Sharon Tate was the most famous victim of the Manson murders and her horrific death at 8 months pregnant left her family - parents Doris and Paul (PJ), and kid sisters Debra and Patti - utterly bereft.
The book exposes the heartbreaking reality of losing a family member to murder. There's the often unjust justice system; the strain on familial relationships; and the ripple effect down generations. The stories are moving and confronting. We read about the tenacious Doris Tate facing her daughter's killer in a parole hearing; the fights to remove one killer's influence in prison and his conjugal visits; and the private writings of PJ, Doris, and Patti. More families should write books that chronicle the reality of violent crime; perhaps then the justice system will focus less on prisoner's rights and more on victim's rights.
However there is a responsibility when documenting real crime, to be both factual and sensitive out of deference to the magnitude of the crime and respect for its surviving victims.
Restless Souls is certainly marketed as a factual account of a family's tragedy. However, Alisa Statman has by her own admission taken poetic license and the reader is left unaware of when the Tate's actual words stop and Alisa's recount or imagining begins. This may not be important to the reader so long as the message is strong, but I imagine it would be very important to those whose lives were defined by the tragedy and the post-trauma it induces.
The story does not speak for the Tate family as a whole - a notable omission is the only surviving member, Sharon's sister Debra Tate. Debra released a statement on the Tate Family Legacy site, of which she is guardian, outlining her concerns with the accuracy of the book.
It is worth remembering here that Debra and Patti both lost their sister and unborn nephew to slaughter, and their parents to an abyss of grief. By Doris' own admission, she checked out mentally and didn't `come back' for 10 years, when a Manson murderer was up for parole and she was galvanised into action. No-one can blame her for her reaction to her daughter and grandson's horrific deaths, and nor can anyone understand the effect her absence had on the two young girls left behind. It's a monstrous situation that further highlights the insidious effects of senseless murder.
I would expect a professional author writing about the subject, to have an appreciation of this.

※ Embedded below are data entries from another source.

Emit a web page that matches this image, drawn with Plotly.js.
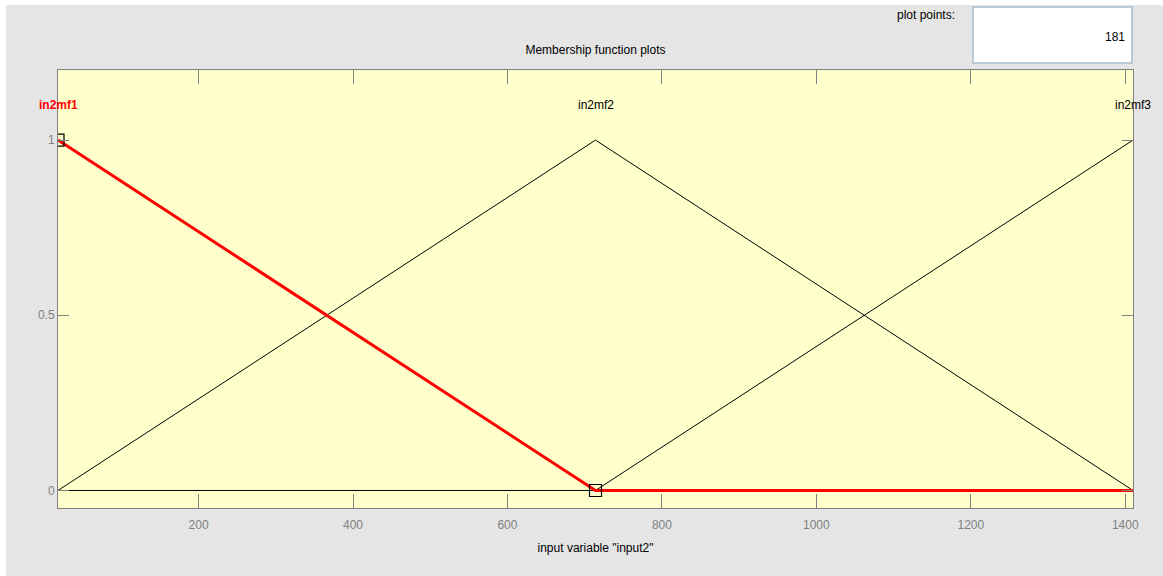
<!DOCTYPE html>
<html>
<head>
<meta charset="utf-8">
<script src="https://cdn.plot.ly/plotly-3.0.1.min.js"></script>
<style>
html,body{margin:0;padding:0;background:#ffffff;width:1163px;height:576px;overflow:hidden;}
#chart{position:absolute;left:6px;top:5px;width:1157px;height:571px;}
</style>
</head>
<body>
<div id="chart"></div>
<script>
// Data
const breakpoints = [18, 714, 1410];
const mfNames = ["in2mf1", "in2mf2", "in2mf3"];
const mf1 = [1, 0, 0];
const mf2 = [0, 1, 0];
const mf3 = [0, 0, 1];
const mfCenters = [18, 714, 1410];
const selectedParamX = [18, 714];
const selectedParamY = [1, 0];
const plotPoints = "181";
const xTicks = [200, 400, 600, 800, 1000, 1200, 1400];
const yTicks = [0, 0.5, 1];

const traces = [
  {x: breakpoints, y: mf2, mode: "lines", line: {color: "#000000", width: 1}, hoverinfo: "skip"},
  {x: breakpoints, y: mf3, mode: "lines", line: {color: "#000000", width: 1}, hoverinfo: "skip"},
  {x: breakpoints, y: mf1, mode: "lines", line: {color: "#ff0000", width: 3}, hoverinfo: "skip"},
  {x: selectedParamX, y: selectedParamY, mode: "markers",
   marker: {symbol: "square-open", size: 12, color: "#000000", line: {width: 1.2, color: "#000000"}},
   cliponaxis: true, hoverinfo: "skip"}
];

const annotations = mfNames.map((n, i) => ({
  x: mfCenters[i], y: 1.1, xref: "x", yref: "y", text: n, showarrow: false,
  font: {family: "Liberation Sans, Arial, sans-serif", size: 12, color: i === 0 ? "#ff0000" : "#000000", weight: i === 0 ? "bold" : "normal"},
  xanchor: "center", yanchor: "middle"
}));

annotations.push({
  xref: "paper", yref: "paper", x: 0, y: 0, text: "plot points:", showarrow: false,
  font: {family: "Liberation Sans, Arial, sans-serif", size: 12, color: "#000000"},
  xanchor: "right", yanchor: "middle"
});
annotations.push({
  xref: "paper", yref: "paper", x: 0, y: 0, text: plotPoints, showarrow: false,
  font: {family: "Liberation Sans, Arial, sans-serif", size: 12, color: "#000000"},
  xanchor: "right", yanchor: "middle"
});

// plot area: left 58, right 1133, top 70, bottom 508 (page px)
const L = 58 - 6, R = 1163 - 1133, T = 70 - 5, B = 576 - 508;
const plotW = 1157 - L - R, plotH = 571 - T - B;
function px2paperX(px){ return (px - 6 - L) / plotW; }
function px2paperY(py){ return 1 - (py - 5 - T) / plotH; }

annotations[3].x = px2paperX(957); annotations[3].y = px2paperY(15);
annotations[4].x = px2paperX(1127); annotations[4].y = px2paperY(37);

const layout = {
  width: 1157, height: 571,
  margin: {l: L, r: R, t: T, b: B},
  paper_bgcolor: "#e5e5e5",
  plot_bgcolor: "#ffffcc",
  showlegend: false,
  font: {family: "Liberation Sans, Arial, sans-serif", size: 12, color: "#808080"},
  title: {text: "Membership function plots", font: {size: 12, color: "#000000"},
          x: 0.5, xref: "paper", xanchor: "center", y: 1 - 45/571, yanchor: "middle"},
  xaxis: {
    range: [18, 1410], tickvals: xTicks, ticks: "inside", ticklen: 14, tickcolor: "#808080",
    tickwidth: 1, mirror: "ticks", showline: true, linecolor: "#808080", linewidth: 1,
    showgrid: false, zeroline: false, tickfont: {size: 12, color: "#808080"},
    ticklabelstandoff: 6,
    title: {text: 'input variable "input2"', font: {size: 12, color: "#000000"}, standoff: 12},
    fixedrange: true
  },
  yaxis: {
    range: [-0.05, 1.2], tickvals: yTicks, ticktext: ["0", "0.5", "1"], ticks: "inside", ticklen: 11,
    tickcolor: "#808080", tickwidth: 1, mirror: "ticks", showline: true, linecolor: "#808080",
    linewidth: 1, showgrid: false, zeroline: false, tickfont: {size: 12, color: "#808080"},
    fixedrange: true
  },
  annotations: annotations,
  shapes: [{
    type: "rect", xref: "paper", yref: "paper",
    x0: px2paperX(973), x1: px2paperX(1132), y0: px2paperY(63), y1: px2paperY(7),
    fillcolor: "#ffffff", line: {color: "#a8bcd0", width: 1.5}, layer: "above"
  }]
};

Plotly.newPlot("chart", traces, layout, {displayModeBar: false, staticPlot: true});
</script>
</body>
</html>
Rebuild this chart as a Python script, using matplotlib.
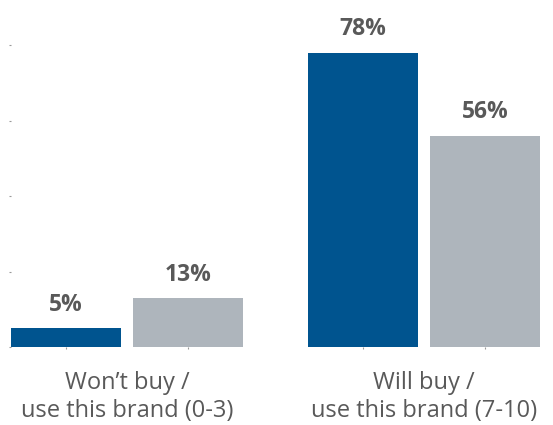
import matplotlib
matplotlib.use("Agg")
import matplotlib.pyplot as plt
import numpy as np

plt.rcParams['font.family'] = ['Open Sans', 'DejaVu Sans']

# data
groups = ["Won\u2019t buy /\nuse this brand (0-3)", "Will buy /\nuse this brand (7-10)"]
serie_bleue = [5, 78]
serie_grise = [13, 56]

bleu = "#00548F"
gris = "#AEB5BC"
texte = "#595959"

fig = plt.figure(figsize=(5.53, 4.25), dpi=100)
ax = fig.add_axes([11 / 553, 78 / 425, 529 / 553, 302 / 425])

x = np.arange(len(groups))
largeur = 0.37
decal = 0.2054

b1 = ax.bar(x - decal, serie_bleue, largeur, color=bleu)
b2 = ax.bar(x + decal, serie_grise, largeur, color=gris)

for barres in (b1, b2):
    for b in barres:
        h = b.get_height()
        ax.annotate("%d%%" % h, (b.get_x() + b.get_width() / 2, h),
                    xytext=(0, 8), textcoords="offset points",
                    ha="center", va="bottom", fontsize=16.5, fontweight="bold",
                    color=texte, annotation_clip=False)

ax.set_xlim(-0.3906, 1.3906)
ax.set_ylim(0, 80)

for s in ax.spines.values():
    s.set_visible(False)

ax.set_yticks([0, 20, 40, 60, 80])
ax.set_yticklabels([])
ax.tick_params(axis="y", length=1.5, width=0.8, color="#999999")

ax.set_xticks(x)
ax.set_xticklabels(groups, fontsize=17, color=texte, linespacing=1.25)
ax.set_xticks(np.concatenate([x - decal, x + decal]), minor=True)
ax.tick_params(axis="x", which="major", length=0, pad=17)
ax.tick_params(axis="x", which="minor", length=1.5, width=0.8, color="#999999")

fig.savefig("out.png", dpi=100)
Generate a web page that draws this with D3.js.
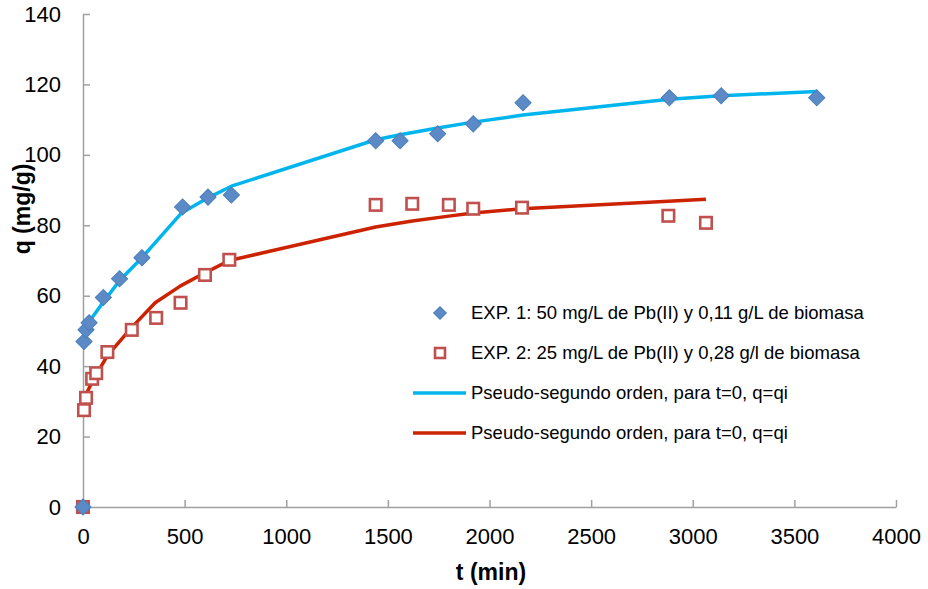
<!DOCTYPE html>
<html>
<head>
<meta charset="utf-8">
<script src="https://cdn.jsdelivr.net/npm/d3@7"></script>
<style>
  body { margin: 0; background: #fff; }
  text { font-family: "Liberation Sans", Arial, sans-serif; }
</style>
</head>
<body>
<script>
// experimental data
var exp1T = [0, 5, 15, 30, 100, 180, 290, 490, 615, 730, 1440, 1560, 1745, 1920, 2165, 2885, 3140, 3610];
var exp1Q = [0, 47, 50.3, 52.3, 59.5, 64.8, 70.8, 85.2, 88, 88.6, 104, 104, 106, 108.8, 114.8, 116.2, 116.8, 116.2];
var exp2T = [0, 5, 15, 45, 65, 120, 240, 360, 480, 600, 720, 1440, 1620, 1800, 1920, 2160, 2880, 3065];
var exp2Q = [0, 27.5, 31, 36.4, 38, 44, 50.3, 53.7, 58, 65.9, 70.2, 85.8, 86.1, 85.8, 84.7, 85, 82.7, 80.7];

// pseudo-second order fits
var fit1T = [0, 5, 15, 30, 100, 180, 290, 485, 615, 730, 1440, 1560, 1745, 1920, 2165, 2885, 3140, 3610];
var fit1Q = [50, 50.6, 51.4, 52.6, 58.2, 64.3, 70.8, 83.5, 87.8, 91.1, 104.3, 105.7, 107.6, 109.3, 111.3, 115.8, 116.8, 118];
var fit2T = [0, 5, 15, 45, 65, 120, 240, 355, 480, 600, 720, 1440, 1620, 1800, 1920, 2160, 2880, 3065];
var fit2Q = [29.5, 30.5, 32, 35.5, 37.5, 43, 51, 58, 62.8, 66.5, 70, 79.5, 81.2, 82.6, 83.5, 84.7, 86.8, 87.4];

var xTicks = [0, 500, 1000, 1500, 2000, 2500, 3000, 3500, 4000];
var yTicks = [0, 20, 40, 60, 80, 100, 120, 140];

var legendLabels = [
  "EXP. 1: 50 mg/L de Pb(II) y 0,11 g/L de biomasa",
  "EXP. 2: 25 mg/L de Pb(II) y 0,28 g/l de biomasa",
  "Pseudo-segundo orden, para t=0, q=qi",
  "Pseudo-segundo orden, para t=0, q=qi"
];

var W = 928, H = 589;
var margin = {left: 83, right: 32, top: 14, bottom: 82};
var width = W - margin.left - margin.right;
var height = H - margin.top - margin.bottom;

var svg = d3.select("body").append("svg")
  .attr("width", W)
  .attr("height", H);

var g = svg.append("g")
  .attr("transform", "translate(" + margin.left + "," + margin.top + ")");

var x = d3.scaleLinear().domain([0, 4000]).range([0, width]);
var y = d3.scaleLinear().domain([0, 140]).range([height, 0]);

var axisColor = "#a0a0a0";

// x axis
var xAxis = g.append("g")
  .attr("transform", "translate(0," + height + ")")
  .call(d3.axisBottom(x).tickValues(xTicks).tickFormat(d3.format("d"))
    .tickSize(-7).tickPadding(21).tickSizeOuter(0));
xAxis.select(".domain").attr("stroke", axisColor).attr("stroke-width", 1.5);
xAxis.selectAll(".tick line").attr("stroke", axisColor).attr("stroke-width", 1.5);
xAxis.selectAll(".tick text").attr("font-size", 22).attr("fill", "#000")
  .attr("font-family", "Liberation Sans, Arial, sans-serif");

// y axis
var yAxis = g.append("g")
  .call(d3.axisLeft(y).tickValues(yTicks).tickFormat(d3.format("d"))
    .tickSize(-7).tickPadding(22).tickSizeOuter(0));
yAxis.select(".domain").attr("stroke", axisColor).attr("stroke-width", 1.5);
yAxis.selectAll(".tick line").attr("stroke", axisColor).attr("stroke-width", 1.5);
yAxis.selectAll(".tick text").attr("font-size", 22).attr("fill", "#000")
  .attr("font-family", "Liberation Sans, Arial, sans-serif");

// axis titles
svg.append("text")
  .attr("x", 491)
  .attr("y", 580)
  .attr("text-anchor", "middle")
  .attr("font-size", 23)
  .attr("font-weight", "bold")
  .text("t (min)");

svg.append("text")
  .attr("transform", "translate(30,209) rotate(-90)")
  .attr("text-anchor", "middle")
  .attr("font-size", 23)
  .attr("font-weight", "bold")
  .text("q (mg/g)");

// fit lines
var line = d3.line()
  .x(function(d) { return x(d[0]); })
  .y(function(d) { return y(d[1]); });

g.append("path")
  .datum(d3.zip(fit1T, fit1Q))
  .attr("d", line)
  .attr("fill", "none")
  .attr("stroke", "#00b5ee")
  .attr("stroke-width", 3.5)
  .attr("stroke-linejoin", "round");

g.append("path")
  .datum(d3.zip(fit2T, fit2Q))
  .attr("d", line)
  .attr("fill", "none")
  .attr("stroke", "#cc2200")
  .attr("stroke-width", 3.5)
  .attr("stroke-linejoin", "round");

// markers
var diamond = d3.symbol().type(d3.symbolSquare).size(130);

g.selectAll(".sq")
  .data(d3.zip(exp2T, exp2Q))
  .enter().append("rect")
  .attr("class", "sq")
  .attr("x", function(d) { return x(d[0]) - 5.75; })
  .attr("y", function(d) { return y(d[1]) - 5.75; })
  .attr("width", 11.5)
  .attr("height", 11.5)
  .attr("fill", "#fff")
  .attr("stroke", "#c0504d")
  .attr("stroke-width", 2.6);

g.selectAll(".dm")
  .data(d3.zip(exp1T, exp1Q))
  .enter().append("path")
  .attr("class", "dm")
  .attr("d", diamond)
  .attr("transform", function(d) { return "translate(" + x(d[0]) + "," + y(d[1]) + ") rotate(45)"; })
  .attr("fill", "#5b8ac6")
  .attr("stroke", "#4a7ebb")
  .attr("stroke-width", 1);

// legend
var legY = [313, 353, 393, 433];
var leg = svg.append("g");

leg.append("path")
  .attr("d", d3.symbol().type(d3.symbolSquare).size(80))
  .attr("transform", "translate(440," + legY[0] + ") rotate(45)")
  .attr("fill", "#5b8ac6")
  .attr("stroke", "#4a7ebb");

leg.append("rect")
  .attr("x", 435).attr("y", legY[1] - 5)
  .attr("width", 10).attr("height", 10)
  .attr("fill", "#fff")
  .attr("stroke", "#c0504d")
  .attr("stroke-width", 2.6);

leg.append("line")
  .attr("x1", 413).attr("x2", 466)
  .attr("y1", legY[2]).attr("y2", legY[2])
  .attr("stroke", "#00b5ee").attr("stroke-width", 3.5);

leg.append("line")
  .attr("x1", 413).attr("x2", 466)
  .attr("y1", legY[3]).attr("y2", legY[3])
  .attr("stroke", "#cc2200").attr("stroke-width", 3.5);

leg.selectAll(".lt")
  .data(legendLabels)
  .enter().append("text")
  .attr("class", "lt")
  .attr("x", 471)
  .attr("y", function(d, i) { return legY[i]; })
  .attr("dy", "0.35em")
  .attr("font-size", 18.5)
  .text(function(d) { return d; });
</script>
</body>
</html>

Instead, she has submitted disturbing, extremely personal and out-of-context attacks on Debra, on this very site. They were a clear breach of Amazon rules and were eventually deleted.
Additionally, Alisa Statman aligns herself with a blogger named 'Col Scott'. His blog - to which Alisa feeds Tate family information/documents and contributes comments - is pornographic, abusive, and it viciously attacks Debra Tate and others in the manner of a schoolyard bully inciting a mob. It is the last place on earth I would associate with victim's advocacy. One can only imagine how the deceased Tates would react to having their name and their memoirs besmirched by association with such a base, venomous forum - aided and abetted by Alisa Statman.
I believe that conduct such as this compromises Alisa's trusted position as a chronicler of victims' struggles with the aftermath of murder.
In short: this book's worthy message is sadly diluted by the conduct of the messenger.